Hot Workout Trend: Box Your Way to Fitness

Hot Workout Trend: Box Your Way to Fitness(Source: Astrid Stawiarz/Getty Images North America, Courtesy Joshua Scott, Anthony Harvey/Getty Images Europe)

Judging from the A-list celebs who have transformed their bodies (and minds) through boxing, the sport is hot. It's also completely different from the admittedly "girly" fitness pursuits with which I'm comfortable (yoga, dance, jogging—all pretty non-aggressive, and less about striving or dominating than about surrender and peace). As important as these easy-breezy pursuits may be, it's all about balance, right? So, connecting to that tough, dominating, aggressive, fearless energy is just as important as the more socially-acceptable softer side. Plus, all that jazz aside, boxing is an incredible workout. Sold.

And so it came to pass that I found myself assuming the position––the boxing position––in a New York gym one cold winter night. Fists encased in boxing gloves, dukes up, feet angled just so, I faced my very large (and luckily, also, very smiley and charming) trainer, Reggie Chambers, who has trained celebs such as Christina Ricci and Allison Williams of Girls fame. "Left-right, one-two, one-two," he barked in encouragement, as I started to get the very, very basic hang of it, halfway through my second session. "Come on!"

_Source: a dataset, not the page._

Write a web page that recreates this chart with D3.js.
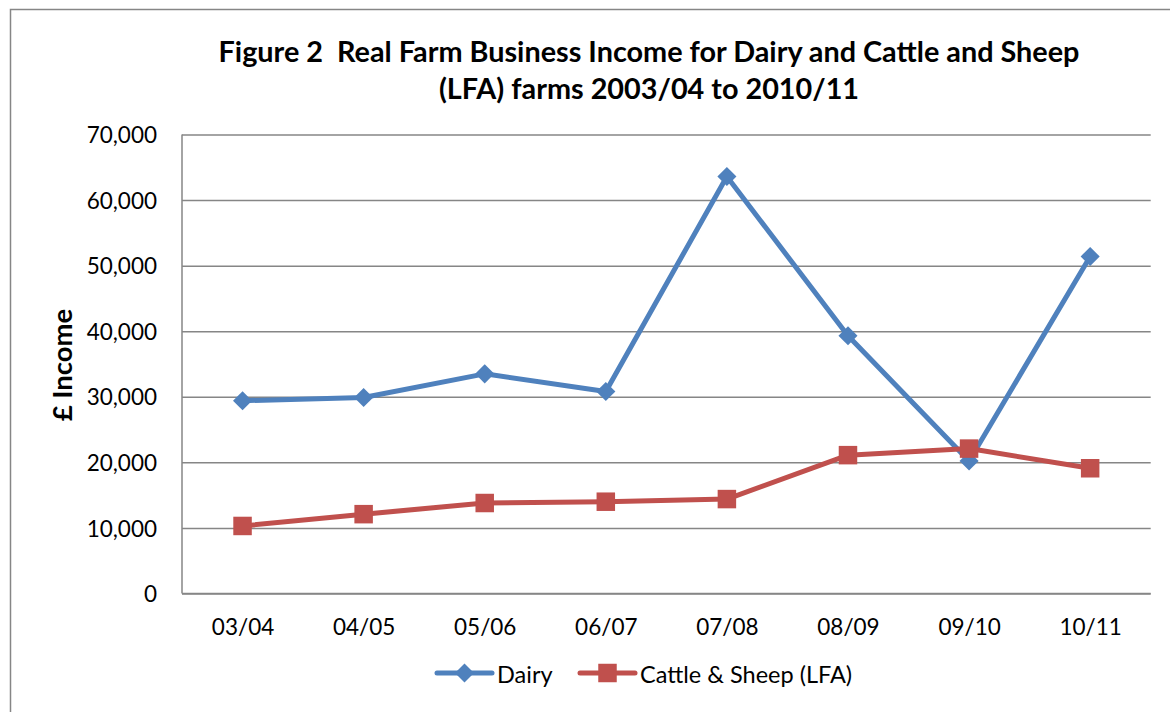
<!DOCTYPE html>
<html>
<head>
<meta charset="utf-8">
<script src="https://cdn.jsdelivr.net/npm/d3@7"></script>
<style>
  html, body { margin: 0; padding: 0; background: #fff; }
  svg { display: block; font-family: Lato, "Open Sans", sans-serif; }
  .axis { font-family: Lato, "Open Sans", sans-serif; }
  .axis text { fill: #000; font-size: 22.5px; }
  .axis .domain { display: none; }
  .title { white-space: pre; }
</style>
</head>
<body>
<svg id="chart" width="1170" height="712"></svg>
<script>
// data
const seasons = ['03/04', '04/05', '05/06', '06/07', '07/08', '08/09', '09/10', '10/11'];
const dairy = [29400, 29900, 33500, 30800, 63600, 39300, 20200, 51400];
const cattleSheep = [10300, 12100, 13800, 14000, 14400, 21100, 22100, 19100];
const yTicks = [0, 10000, 20000, 30000, 40000, 50000, 60000, 70000];
const titleLines = ['Figure 2  Real Farm Business Income for Dairy and Cattle and Sheep',
                    '(LFA) farms 2003/04 to 2010/11'];

const W = 1170, H = 712;
const M = { top: 134.5, right: 19.3, bottom: 118.5, left: 182 };
const GRID = '#868686';
const series = [
  { name: 'Dairy', values: dairy, color: '#4F81BD', shape: 'diamond' },
  { name: 'Cattle & Sheep (LFA)', values: cattleSheep, color: '#C0504D', shape: 'square' }
];

const svg = d3.select('#chart');

// outer chart frame (runs off right/bottom edge)
svg.append('rect').attr('x', 10.5).attr('y', 9.5).attr('width', 1300).attr('height', 900)
  .attr('fill', 'none').attr('stroke', GRID).attr('stroke-width', 1.5);

const x = d3.scalePoint().domain(seasons).range([M.left, W - M.right]).padding(0.5);
const y = d3.scaleLinear().domain([0, 70000]).range([H - M.bottom, M.top]);

// title
svg.append('text').attr('class', 'title').attr('text-anchor', 'middle')
  .style('font-weight', 700).style('font-size', '28.8px')
  .selectAll('tspan').data(titleLines).join('tspan')
  .attr('x', 649).attr('y', (d, i) => 62 + i * 37).text(d => d);

// y axis with gridlines
const gy = svg.append('g').attr('class', 'axis')
  .attr('transform', `translate(${M.left},0)`)
  .call(d3.axisLeft(y).tickValues(yTicks).tickFormat(d3.format(',')).tickSize(-(W - M.right - M.left)).tickPadding(25));
gy.selectAll('.tick line').attr('stroke', GRID).attr('stroke-width', 1.5);
gy.selectAll('.tick text').attr('dy', '0.36em');

// x axis labels
const gx = svg.append('g').attr('class', 'axis')
  .attr('transform', `translate(0,${H - M.bottom})`)
  .call(d3.axisBottom(x).tickSize(0).tickPadding(26));
gx.selectAll('.tick text').attr('dy', '0.71em');

// axis lines
svg.append('line').attr('x1', M.left).attr('x2', M.left).attr('y1', M.top).attr('y2', H - M.bottom)
  .attr('stroke', GRID).attr('stroke-width', 1.5);
svg.append('line').attr('x1', M.left).attr('x2', W - M.right).attr('y1', H - M.bottom).attr('y2', H - M.bottom)
  .attr('stroke', GRID).attr('stroke-width', 1.5);

// y axis title
svg.append('text').attr('transform', `translate(72,365) rotate(-90)`)
  .attr('text-anchor', 'middle').style('font-weight', 700).style('font-size', '27.5px').text('£ Income');

const markerPath = shape => shape === 'square'
  ? d3.symbol(d3.symbolSquare, 18.5 * 18.5)()
  : d3.symbol(d3.symbolSquare, 13.5 * 13.5)();
const markerRot = shape => shape === 'square' ? 0 : 45;

const line = d3.line().x((d, i) => x(seasons[i])).y(d => y(d));

series.forEach(s => {
  svg.append('path').datum(s.values).attr('d', line)
    .attr('fill', 'none').attr('stroke', s.color).attr('stroke-width', 5).attr('stroke-linejoin', 'round');
  svg.selectAll(null).data(s.values).enter().append('path')
    .attr('d', markerPath(s.shape)).attr('fill', s.color)
    .attr('transform', (d, i) => `translate(${x(seasons[i])},${y(d)}) rotate(${markerRot(s.shape)})`);
});

// legend
const legendX = [437, 580];
const leg = svg.selectAll('.legend').data(series).join('g').attr('class', 'legend')
  .attr('transform', (d, i) => `translate(${legendX[i]},673)`);
leg.append('line').attr('x1', 0).attr('x2', 55).attr('stroke', d => d.color)
  .attr('stroke-width', 5).attr('stroke-linecap', 'round');
leg.append('path').attr('d', d => markerPath(d.shape)).attr('fill', d => d.color)
  .attr('transform', d => `translate(27.5,0) rotate(${markerRot(d.shape)})`);
leg.append('text').attr('x', 60).attr('y', 10).style('font-size', '23.5px').text(d => d.name);
</script>
</body>
</html>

"Boxing is popular because it's very intense," explains Reggie, who not only works with stars and pro athletes, but also regular folks who want personal training in boxing, kickboxing, strength-training, and even pre- and post-natal fitness. "There's a lot going on; it's basically working the entire body and core. Boxing challenges you beyond the regular cardio workouts. You gain eye-to hand-coordination; the feet as well. Stamina is also a major gain." And best of all, "Boxing is an awesome stress reliever—you get to punch things!"

Hot Workout Trend: Box Your Way to Fitness(Courtesy Joshua Scott for Reggie Chambers Fitness)

He's right. Reggie's one-on-one sessions usually start with a 20-minute cardio warm-up of jumping rope, which, he points out, equals an hour of jogging. (Don't be fooled by those nine-year-old girls in pigtails, jumping rope is hard––I kept tripping over my feet.) Then, he wraps up your hands (or you can do it yourself ), puts the gloves on, and teaches you some basic punches: cross, jab, hook, combinations, as well as some ducks and slips. (Reggie doubles as both punching bag and coach.) Then, you start to move this whole operation around in a circle (sort of like dancing the box-step, no pun intended) while delivering combinations of punches––full force and in proper form. All this, while maintaining your stance, protecting your face and torso, and keeping eye contact with your opponent (i.e. a decidedly non-threatening Reggie.)

It all happens super fast. You sweat, and get tired quickly, too. Yup, "intense" is definitely the right word. Even at the very beginner level, boxing is one of those workouts that makes you realize you're not in as good shape as you thought (hoped?). And it only gets tougher as your skill level increases. "I have a lot of respect for professional boxers," he says. No doubt. While Reggie is quick to point out that these particular boxing workout sessions don't teach self-defense or get-in-the ring combat, it's still one hell of a workout. You're moving, so it's cardio. Plus, it's resistance and strength training (specifically, your shoulders, arms, core, obliques, hips––but the whole body is involved). Reggie usually winds things down with a killer ab series.

Plus, your mind is in on the fun. You need to focus. While I felt kind of awkward for the whole first session, about halfway through my second, I started to relax and stop thinking. (Truth be told, a great Rihanna song was playing and I started singing along, which vanquished my mental neuroses and relaxed me. "Keep singing," Reggie laughed, as I started punching like a champ––for a few minutes, anyway!)  Point is, even at this preliminary level, when focus takes over, you can connect to your body and instinct with one, purely visceral intention: the urge to kick butt. And I loved it. Punching was the best part.

Yes, I pretended I was punching my ex. Bam! Amazing. You should try it.